Preclinical studies suggest that pyrimidines have antidepressant properties (Carlezon et al. 2002, 2005). Studies of pyrimidines in adults with bipolar disorder have been promising as monotherapy (Repligen 2006, 2008; Jensen et al. 2008) and as an adjunct to valproate (Yoon et al. 2009). Notably, participants treated with cytidine + valproate in the latter study experienced a rapid improvement in depressive symptoms in weeks 1–4, when compared with placebo + valproate patients. This phenomenon was echoed in our study, in which participants reported a decline in depressive symptoms within the first 2 weeks of treatment.
Given the lack of an exclusion criterion for current psychotropic medications, one notable aspect of the study sample is that just two of seven participants were on concomitant medications. Possible reasons for this include inadequate access to care, patient and family preference, and treatment adherence. The latter has been found to be poor in naturalistic studies of adolescent bipolar disorder (Coletti et al. 2005; DelBello et al. 2007) and in research settings (Drotar et al. 2007). One study found that after hospital discharge on an atypical antipsychotic, 43% of adolescents had stopped the medication at the behest of a parent or physician (Pogge et al. 2005). This underscores the need for treatments with improved patient, parent, and physician acceptability. As a substance known to be present in human mother's milk and commercial infant formula, if proven effective, uridine may be more acceptable than current drugs to the parents and physicians of adolescents with bipolar disorder.
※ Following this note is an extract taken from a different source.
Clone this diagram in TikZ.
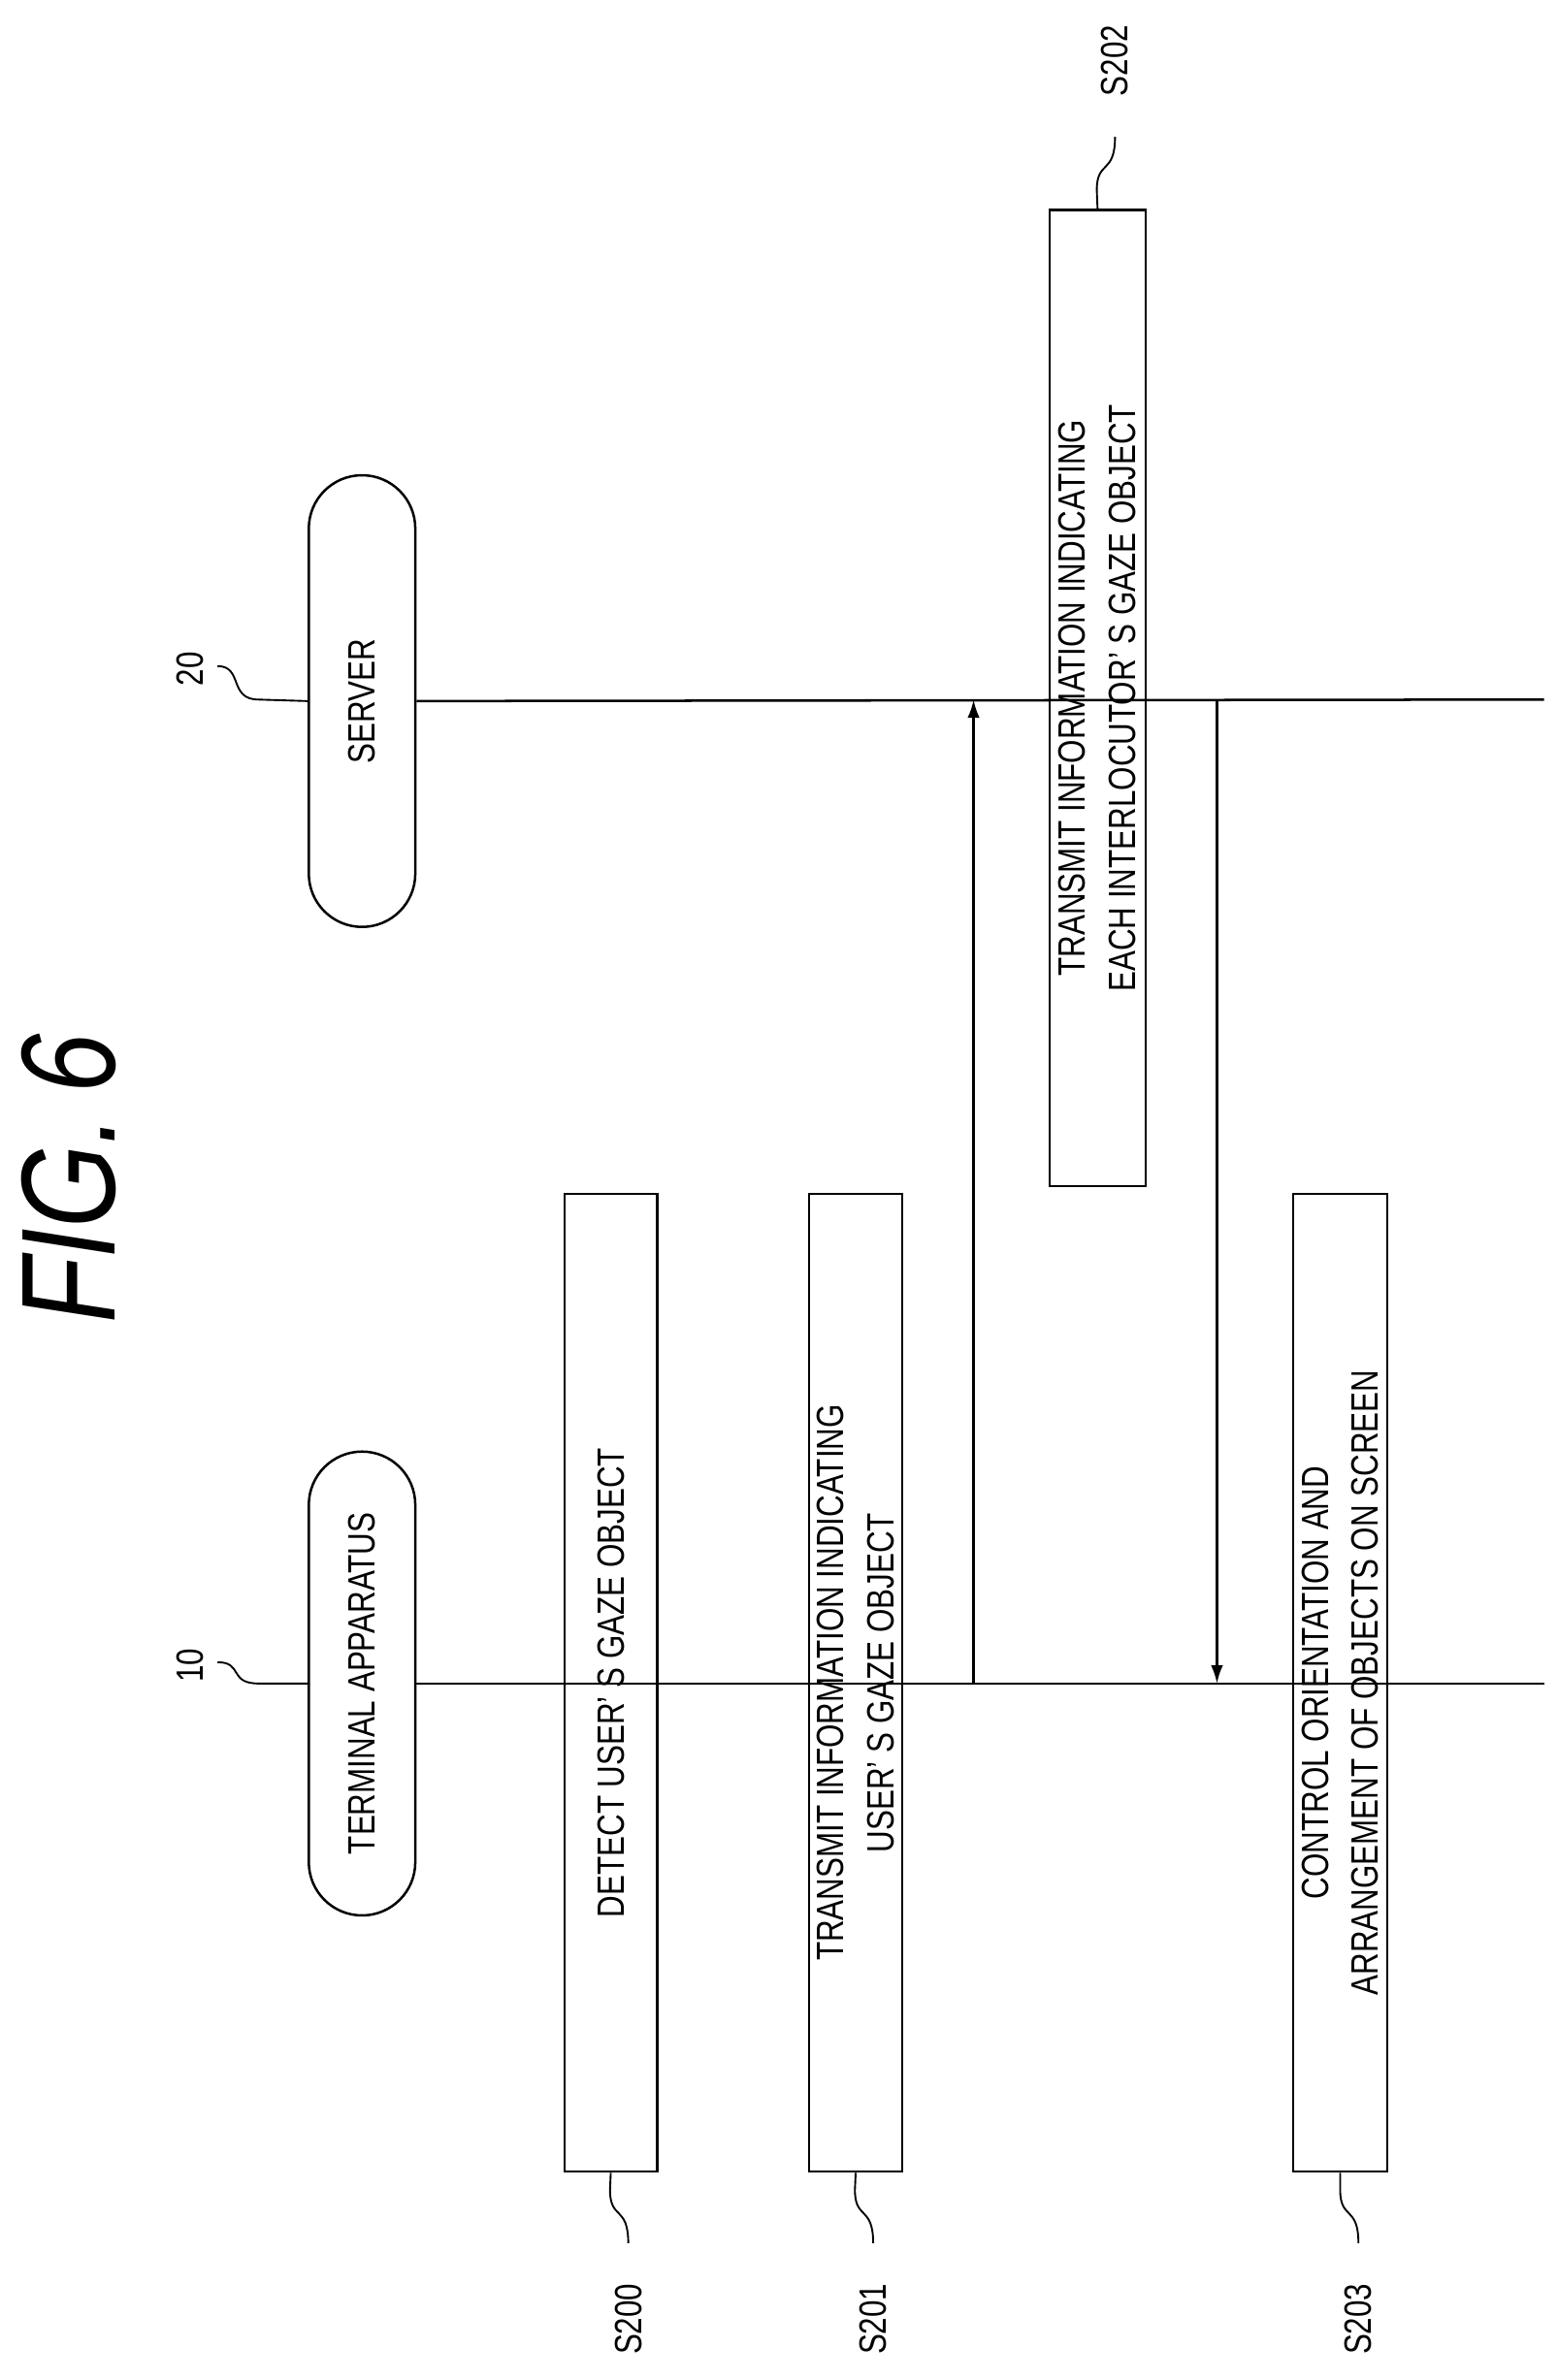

The limitations of this pilot case series include its small sample size, the absence of a blinded placebo control group, and the heterogeneity of the population under study. Future work will be designed to address these limitations.
Conclusions
In this pilot case series, uridine was efficacious and well tolerated by study participants. Rapid onset of action may be a distinguishing feature of uridine. Open-label studies are an initial step in testing a novel intervention, and these findings should be considered preliminary. Uridine should not enter clinical practice as a primary treatment for depressed adolescents with bipolar disorder until randomized placebo-controlled trials have been performed to confirm its efficacy.
Disclosures
Dr. Kondo, Dr. Sung, Ms. Hellem, Ms. Delmastro, Dr. Jeong, Dr. Kim, and Dr. Shi. have no pharmaceutical company consultantships, honoraria, stock ownership, stock options, gifts, vacations, equity interests, patent arrangements, or other vested financial interests to declare. Dr. Renshaw serves as a consultant to Kyowa Hakko, Novartis, and Roche. He has received research support from GlaxoSmithKline and Roche. He is an inventor on a patent application that describes the use of uridine as a treatment for bipolar disorder. This patent application has been assigned to McLean Hospital and is licensed to Repligen Corporation. The University of Utah manages conflicts of interest related to intellectual property. As part of this management, Dr. Renshaw did not evaluate any of the study participants at any point in time.
Footnotes
Acknowledgment
The authors gratefully acknowledge Dr. Kelly Posner, who granted permission to use the Columbia-Suicide Severity Rating Scale.
This work was supported by grant 5R01MH058681-08 from the National Institute of Mental Health to Dr. Renshaw, a NARSAD Young Investigator Award to Dr. Kondo, and by the Utah Science Technology and Research Initiative (USTAR).